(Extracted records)
↓
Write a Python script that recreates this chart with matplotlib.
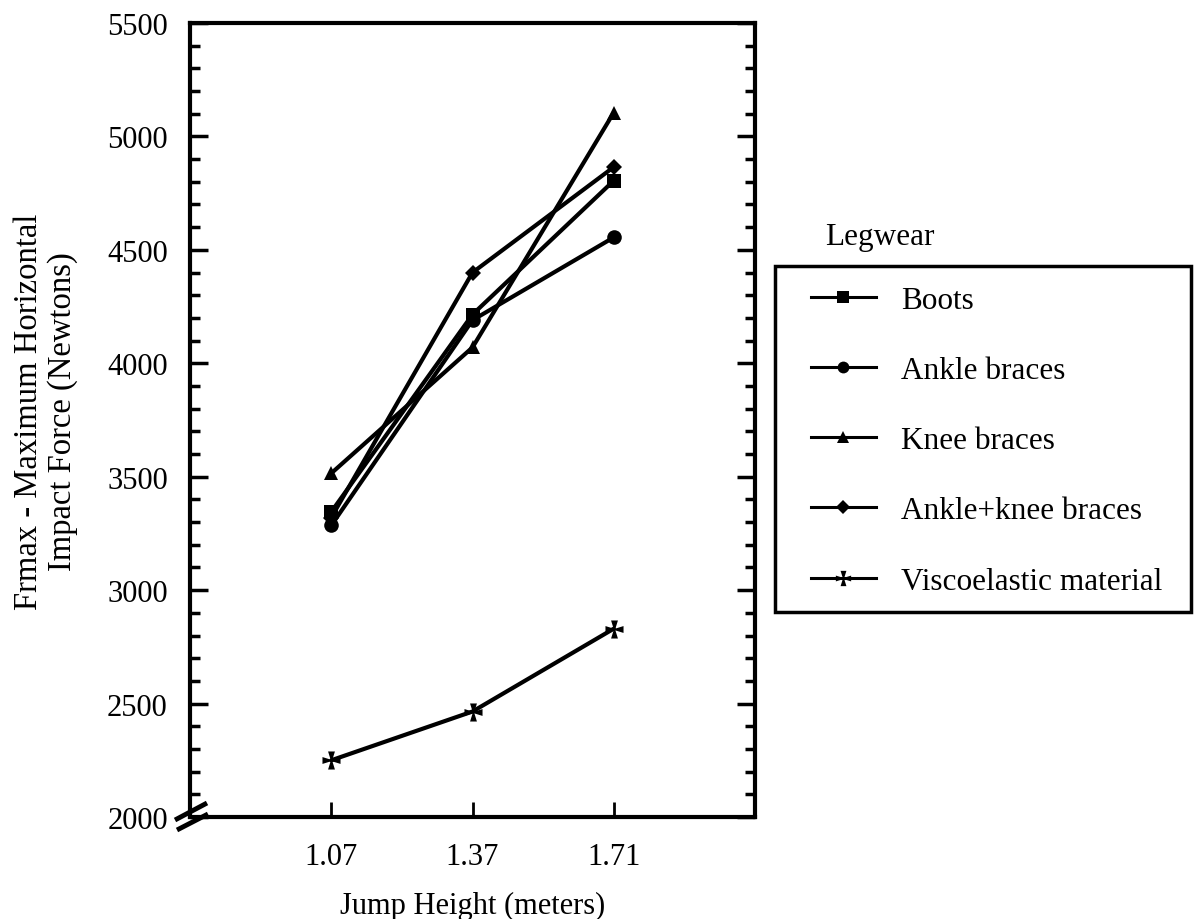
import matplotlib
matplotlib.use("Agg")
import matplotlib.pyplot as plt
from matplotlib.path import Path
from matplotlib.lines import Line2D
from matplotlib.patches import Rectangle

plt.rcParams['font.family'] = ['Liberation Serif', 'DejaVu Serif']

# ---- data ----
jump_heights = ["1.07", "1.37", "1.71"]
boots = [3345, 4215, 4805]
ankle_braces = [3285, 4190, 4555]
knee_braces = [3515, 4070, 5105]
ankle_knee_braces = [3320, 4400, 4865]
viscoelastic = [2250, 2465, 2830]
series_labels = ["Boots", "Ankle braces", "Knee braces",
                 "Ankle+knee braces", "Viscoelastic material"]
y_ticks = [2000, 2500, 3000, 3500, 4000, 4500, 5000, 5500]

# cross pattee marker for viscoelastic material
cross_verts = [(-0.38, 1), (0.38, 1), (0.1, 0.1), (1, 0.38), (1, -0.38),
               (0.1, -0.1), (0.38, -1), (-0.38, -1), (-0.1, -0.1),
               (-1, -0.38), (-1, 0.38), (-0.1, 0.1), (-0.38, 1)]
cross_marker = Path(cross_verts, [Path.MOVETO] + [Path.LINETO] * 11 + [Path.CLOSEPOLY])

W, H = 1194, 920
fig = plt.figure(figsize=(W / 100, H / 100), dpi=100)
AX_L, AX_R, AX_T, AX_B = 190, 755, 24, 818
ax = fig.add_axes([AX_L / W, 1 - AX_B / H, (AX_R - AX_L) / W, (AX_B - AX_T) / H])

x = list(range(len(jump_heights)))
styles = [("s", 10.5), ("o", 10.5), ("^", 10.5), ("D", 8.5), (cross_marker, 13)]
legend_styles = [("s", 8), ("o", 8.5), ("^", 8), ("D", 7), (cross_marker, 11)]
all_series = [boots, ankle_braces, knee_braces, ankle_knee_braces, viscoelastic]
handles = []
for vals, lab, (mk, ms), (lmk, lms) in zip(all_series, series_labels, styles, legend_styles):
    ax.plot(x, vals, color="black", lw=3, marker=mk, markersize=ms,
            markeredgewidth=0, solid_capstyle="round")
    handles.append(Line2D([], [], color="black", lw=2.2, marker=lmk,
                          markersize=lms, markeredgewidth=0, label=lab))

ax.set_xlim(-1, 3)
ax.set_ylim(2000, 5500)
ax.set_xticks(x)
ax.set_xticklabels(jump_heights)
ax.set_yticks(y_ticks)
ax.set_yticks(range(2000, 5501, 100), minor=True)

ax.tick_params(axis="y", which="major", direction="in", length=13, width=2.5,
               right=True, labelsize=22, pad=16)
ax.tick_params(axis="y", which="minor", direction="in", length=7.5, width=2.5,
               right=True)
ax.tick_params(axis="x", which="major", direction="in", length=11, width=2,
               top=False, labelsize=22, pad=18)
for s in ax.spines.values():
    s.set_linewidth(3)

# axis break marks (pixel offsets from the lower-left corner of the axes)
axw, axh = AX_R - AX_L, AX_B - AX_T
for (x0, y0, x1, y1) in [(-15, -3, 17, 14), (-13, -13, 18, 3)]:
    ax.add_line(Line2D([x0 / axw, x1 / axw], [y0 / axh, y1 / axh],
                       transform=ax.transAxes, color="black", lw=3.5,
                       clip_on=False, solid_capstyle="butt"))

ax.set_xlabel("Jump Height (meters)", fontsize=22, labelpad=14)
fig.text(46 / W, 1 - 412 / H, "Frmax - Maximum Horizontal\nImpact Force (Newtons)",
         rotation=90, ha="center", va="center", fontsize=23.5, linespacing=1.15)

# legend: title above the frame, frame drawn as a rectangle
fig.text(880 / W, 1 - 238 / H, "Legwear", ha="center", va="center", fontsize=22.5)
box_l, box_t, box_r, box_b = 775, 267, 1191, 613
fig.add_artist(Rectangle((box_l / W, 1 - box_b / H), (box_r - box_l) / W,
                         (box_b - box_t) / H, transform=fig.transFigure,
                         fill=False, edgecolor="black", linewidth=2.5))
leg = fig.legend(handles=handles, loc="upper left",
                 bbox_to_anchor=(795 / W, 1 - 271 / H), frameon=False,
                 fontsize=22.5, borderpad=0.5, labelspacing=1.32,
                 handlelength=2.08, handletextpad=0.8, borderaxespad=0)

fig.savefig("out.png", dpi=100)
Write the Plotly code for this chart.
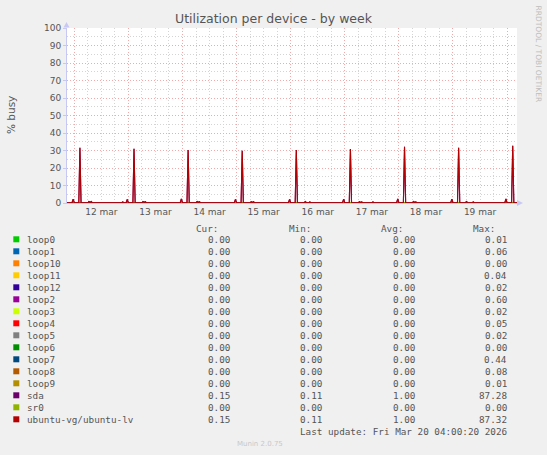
↑
Exercise - Are you able to set down all the lines above exactly, without any pictures?

Result -
Write a Python script that recreates this chart with matplotlib.
import matplotlib
matplotlib.use("Agg")
import matplotlib.pyplot as plt
from matplotlib.path import Path
from matplotlib.lines import Line2D
from matplotlib.patches import Rectangle

plt.rcParams['font.family'] = ['Liberation Serif', 'DejaVu Serif']

# ---- data ----
jump_heights = ["1.07", "1.37", "1.71"]
boots = [3345, 4215, 4805]
ankle_braces = [3285, 4190, 4555]
knee_braces = [3515, 4070, 5105]
ankle_knee_braces = [3320, 4400, 4865]
viscoelastic = [2250, 2465, 2830]
series_labels = ["Boots", "Ankle braces", "Knee braces",
                 "Ankle+knee braces", "Viscoelastic material"]
y_ticks = [2000, 2500, 3000, 3500, 4000, 4500, 5000, 5500]

# cross pattee marker for viscoelastic material
cross_verts = [(-0.38, 1), (0.38, 1), (0.1, 0.1), (1, 0.38), (1, -0.38),
               (0.1, -0.1), (0.38, -1), (-0.38, -1), (-0.1, -0.1),
               (-1, -0.38), (-1, 0.38), (-0.1, 0.1), (-0.38, 1)]
cross_marker = Path(cross_verts, [Path.MOVETO] + [Path.LINETO] * 11 + [Path.CLOSEPOLY])

W, H = 1194, 920
fig = plt.figure(figsize=(W / 100, H / 100), dpi=100)
AX_L, AX_R, AX_T, AX_B = 190, 755, 24, 818
ax = fig.add_axes([AX_L / W, 1 - AX_B / H, (AX_R - AX_L) / W, (AX_B - AX_T) / H])

x = list(range(len(jump_heights)))
styles = [("s", 10.5), ("o", 10.5), ("^", 10.5), ("D", 8.5), (cross_marker, 13)]
legend_styles = [("s", 8), ("o", 8.5), ("^", 8), ("D", 7), (cross_marker, 11)]
all_series = [boots, ankle_braces, knee_braces, ankle_knee_braces, viscoelastic]
handles = []
for vals, lab, (mk, ms), (lmk, lms) in zip(all_series, series_labels, styles, legend_styles):
    ax.plot(x, vals, color="black", lw=3, marker=mk, markersize=ms,
            markeredgewidth=0, solid_capstyle="round")
    handles.append(Line2D([], [], color="black", lw=2.2, marker=lmk,
                          markersize=lms, markeredgewidth=0, label=lab))

ax.set_xlim(-1, 3)
ax.set_ylim(2000, 5500)
ax.set_xticks(x)
ax.set_xticklabels(jump_heights)
ax.set_yticks(y_ticks)
ax.set_yticks(range(2000, 5501, 100), minor=True)

ax.tick_params(axis="y", which="major", direction="in", length=13, width=2.5,
               right=True, labelsize=22, pad=16)
ax.tick_params(axis="y", which="minor", direction="in", length=7.5, width=2.5,
               right=True)
ax.tick_params(axis="x", which="major", direction="in", length=11, width=2,
               top=False, labelsize=22, pad=18)
for s in ax.spines.values():
    s.set_linewidth(3)

# axis break marks (pixel offsets from the lower-left corner of the axes)
axw, axh = AX_R - AX_L, AX_B - AX_T
for (x0, y0, x1, y1) in [(-15, -3, 17, 14), (-13, -13, 18, 3)]:
    ax.add_line(Line2D([x0 / axw, x1 / axw], [y0 / axh, y1 / axh],
                       transform=ax.transAxes, color="black", lw=3.5,
                       clip_on=False, solid_capstyle="butt"))

ax.set_xlabel("Jump Height (meters)", fontsize=22, labelpad=14)
fig.text(46 / W, 1 - 412 / H, "Frmax - Maximum Horizontal\nImpact Force (Newtons)",
         rotation=90, ha="center", va="center", fontsize=23.5, linespacing=1.15)

# legend: title above the frame, frame drawn as a rectangle
fig.text(880 / W, 1 - 238 / H, "Legwear", ha="center", va="center", fontsize=22.5)
box_l, box_t, box_r, box_b = 775, 267, 1191, 613
fig.add_artist(Rectangle((box_l / W, 1 - box_b / H), (box_r - box_l) / W,
                         (box_b - box_t) / H, transform=fig.transFigure,
                         fill=False, edgecolor="black", linewidth=2.5))
leg = fig.legend(handles=handles, loc="upper left",
                 bbox_to_anchor=(795 / W, 1 - 271 / H), frameon=False,
                 fontsize=22.5, borderpad=0.5, labelspacing=1.32,
                 handlelength=2.08, handletextpad=0.8, borderaxespad=0)

fig.savefig("out.png", dpi=100)
Write the Plotly code for this chart.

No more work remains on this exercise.